Copy each line below exactly and leave the pictures out.

[Supplied information]

──────────────────────────────

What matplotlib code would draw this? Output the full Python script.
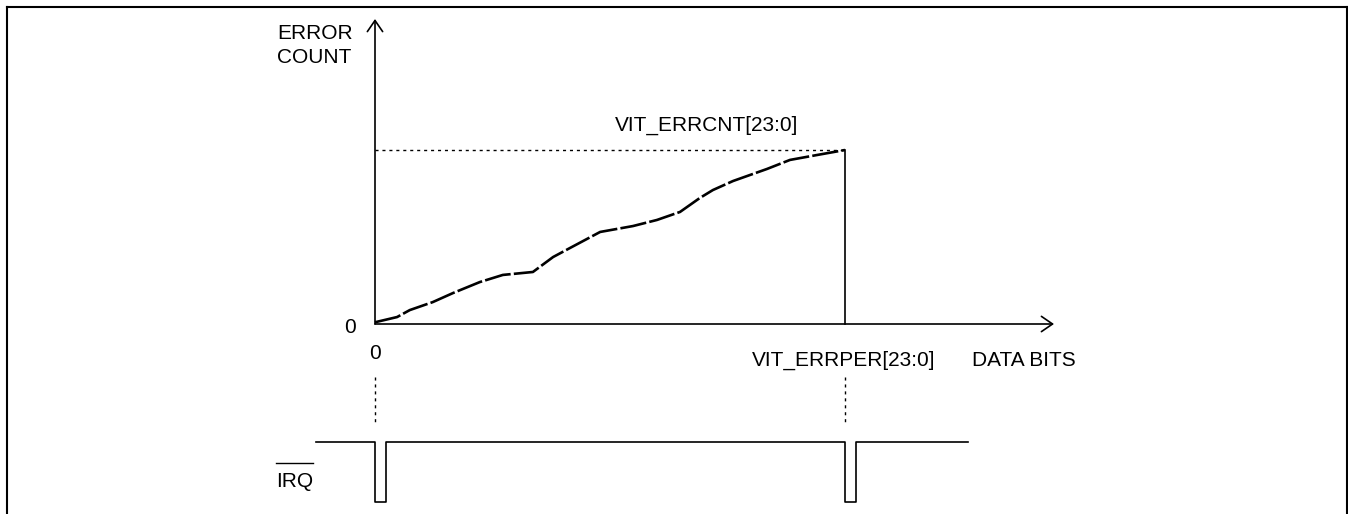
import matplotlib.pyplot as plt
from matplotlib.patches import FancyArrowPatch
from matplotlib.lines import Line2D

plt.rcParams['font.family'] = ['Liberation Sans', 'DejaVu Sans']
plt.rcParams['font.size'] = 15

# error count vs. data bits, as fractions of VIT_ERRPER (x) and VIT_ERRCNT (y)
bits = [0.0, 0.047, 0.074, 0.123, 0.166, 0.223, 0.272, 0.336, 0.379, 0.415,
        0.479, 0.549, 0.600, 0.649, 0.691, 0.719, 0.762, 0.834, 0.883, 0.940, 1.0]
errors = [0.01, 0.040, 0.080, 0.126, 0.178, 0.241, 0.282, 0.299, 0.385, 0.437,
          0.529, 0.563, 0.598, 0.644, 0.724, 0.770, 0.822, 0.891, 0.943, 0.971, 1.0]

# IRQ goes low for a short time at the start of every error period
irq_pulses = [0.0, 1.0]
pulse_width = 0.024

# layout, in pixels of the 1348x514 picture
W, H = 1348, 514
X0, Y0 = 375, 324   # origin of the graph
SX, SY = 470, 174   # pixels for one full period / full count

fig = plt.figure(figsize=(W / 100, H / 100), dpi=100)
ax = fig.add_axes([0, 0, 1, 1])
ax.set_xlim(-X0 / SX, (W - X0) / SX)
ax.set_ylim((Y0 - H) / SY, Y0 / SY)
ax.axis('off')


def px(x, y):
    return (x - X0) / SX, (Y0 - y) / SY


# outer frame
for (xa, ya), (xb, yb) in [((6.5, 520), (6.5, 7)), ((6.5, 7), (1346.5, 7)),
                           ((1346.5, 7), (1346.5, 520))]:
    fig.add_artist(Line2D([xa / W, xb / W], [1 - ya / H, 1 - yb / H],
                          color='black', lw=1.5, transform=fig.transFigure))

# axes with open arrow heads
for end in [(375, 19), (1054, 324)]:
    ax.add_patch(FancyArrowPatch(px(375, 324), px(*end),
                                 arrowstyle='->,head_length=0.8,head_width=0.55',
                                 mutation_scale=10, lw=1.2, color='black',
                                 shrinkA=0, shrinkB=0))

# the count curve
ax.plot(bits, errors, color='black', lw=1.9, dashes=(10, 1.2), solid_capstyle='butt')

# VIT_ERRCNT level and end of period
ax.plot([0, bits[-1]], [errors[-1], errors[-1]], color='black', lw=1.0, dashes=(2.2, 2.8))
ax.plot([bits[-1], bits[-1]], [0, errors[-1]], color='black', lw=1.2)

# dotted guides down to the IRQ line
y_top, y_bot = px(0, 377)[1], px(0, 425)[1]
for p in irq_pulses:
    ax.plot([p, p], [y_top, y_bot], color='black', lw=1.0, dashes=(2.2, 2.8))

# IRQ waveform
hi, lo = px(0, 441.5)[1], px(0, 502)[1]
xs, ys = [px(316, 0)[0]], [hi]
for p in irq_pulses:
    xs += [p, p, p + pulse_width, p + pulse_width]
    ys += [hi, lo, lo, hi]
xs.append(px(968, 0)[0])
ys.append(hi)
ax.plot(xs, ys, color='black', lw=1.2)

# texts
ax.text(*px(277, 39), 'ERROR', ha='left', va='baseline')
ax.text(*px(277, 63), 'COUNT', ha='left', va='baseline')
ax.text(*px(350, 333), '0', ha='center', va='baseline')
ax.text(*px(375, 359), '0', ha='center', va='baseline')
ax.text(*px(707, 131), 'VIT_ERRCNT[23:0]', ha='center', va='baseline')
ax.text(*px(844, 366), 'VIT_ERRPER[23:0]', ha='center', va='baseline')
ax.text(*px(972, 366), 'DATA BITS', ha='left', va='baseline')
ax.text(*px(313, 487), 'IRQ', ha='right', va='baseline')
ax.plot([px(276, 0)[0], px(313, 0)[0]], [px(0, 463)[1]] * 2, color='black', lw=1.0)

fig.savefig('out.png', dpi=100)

──────────────────────────────

[The result]
What matplotlib code would draw this? Output the full Python script.
import matplotlib.pyplot as plt
from matplotlib.patches import FancyArrowPatch
from matplotlib.lines import Line2D

plt.rcParams['font.family'] = ['Liberation Sans', 'DejaVu Sans']
plt.rcParams['font.size'] = 15

# error count vs. data bits, as fractions of VIT_ERRPER (x) and VIT_ERRCNT (y)
bits = [0.0, 0.047, 0.074, 0.123, 0.166, 0.223, 0.272, 0.336, 0.379, 0.415,
        0.479, 0.549, 0.600, 0.649, 0.691, 0.719, 0.762, 0.834, 0.883, 0.940, 1.0]
errors = [0.01, 0.040, 0.080, 0.126, 0.178, 0.241, 0.282, 0.299, 0.385, 0.437,
          0.529, 0.563, 0.598, 0.644, 0.724, 0.770, 0.822, 0.891, 0.943, 0.971, 1.0]

# IRQ goes low for a short time at the start of every error period
irq_pulses = [0.0, 1.0]
pulse_width = 0.024

# layout, in pixels of the 1348x514 picture
W, H = 1348, 514
X0, Y0 = 375, 324   # origin of the graph
SX, SY = 470, 174   # pixels for one full period / full count

fig = plt.figure(figsize=(W / 100, H / 100), dpi=100)
ax = fig.add_axes([0, 0, 1, 1])
ax.set_xlim(-X0 / SX, (W - X0) / SX)
ax.set_ylim((Y0 - H) / SY, Y0 / SY)
ax.axis('off')


def px(x, y):
    return (x - X0) / SX, (Y0 - y) / SY


# outer frame
for (xa, ya), (xb, yb) in [((6.5, 520), (6.5, 7)), ((6.5, 7), (1346.5, 7)),
                           ((1346.5, 7), (1346.5, 520))]:
    fig.add_artist(Line2D([xa / W, xb / W], [1 - ya / H, 1 - yb / H],
                          color='black', lw=1.5, transform=fig.transFigure))

# axes with open arrow heads
for end in [(375, 19), (1054, 324)]:
    ax.add_patch(FancyArrowPatch(px(375, 324), px(*end),
                                 arrowstyle='->,head_length=0.8,head_width=0.55',
                                 mutation_scale=10, lw=1.2, color='black',
                                 shrinkA=0, shrinkB=0))

# the count curve
ax.plot(bits, errors, color='black', lw=1.9, dashes=(10, 1.2), solid_capstyle='butt')

# VIT_ERRCNT level and end of period
ax.plot([0, bits[-1]], [errors[-1], errors[-1]], color='black', lw=1.0, dashes=(2.2, 2.8))
ax.plot([bits[-1], bits[-1]], [0, errors[-1]], color='black', lw=1.2)

# dotted guides down to the IRQ line
y_top, y_bot = px(0, 377)[1], px(0, 425)[1]
for p in irq_pulses:
    ax.plot([p, p], [y_top, y_bot], color='black', lw=1.0, dashes=(2.2, 2.8))

# IRQ waveform
hi, lo = px(0, 441.5)[1], px(0, 502)[1]
xs, ys = [px(316, 0)[0]], [hi]
for p in irq_pulses:
    xs += [p, p, p + pulse_width, p + pulse_width]
    ys += [hi, lo, lo, hi]
xs.append(px(968, 0)[0])
ys.append(hi)
ax.plot(xs, ys, color='black', lw=1.2)

# texts
ax.text(*px(277, 39), 'ERROR', ha='left', va='baseline')
ax.text(*px(277, 63), 'COUNT', ha='left', va='baseline')
ax.text(*px(350, 333), '0', ha='center', va='baseline')
ax.text(*px(375, 359), '0', ha='center', va='baseline')
ax.text(*px(707, 131), 'VIT_ERRCNT[23:0]', ha='center', va='baseline')
ax.text(*px(844, 366), 'VIT_ERRPER[23:0]', ha='center', va='baseline')
ax.text(*px(972, 366), 'DATA BITS', ha='left', va='baseline')
ax.text(*px(313, 487), 'IRQ', ha='right', va='baseline')
ax.plot([px(276, 0)[0], px(313, 0)[0]], [px(0, 463)[1]] * 2, color='black', lw=1.0)

fig.savefig('out.png', dpi=100)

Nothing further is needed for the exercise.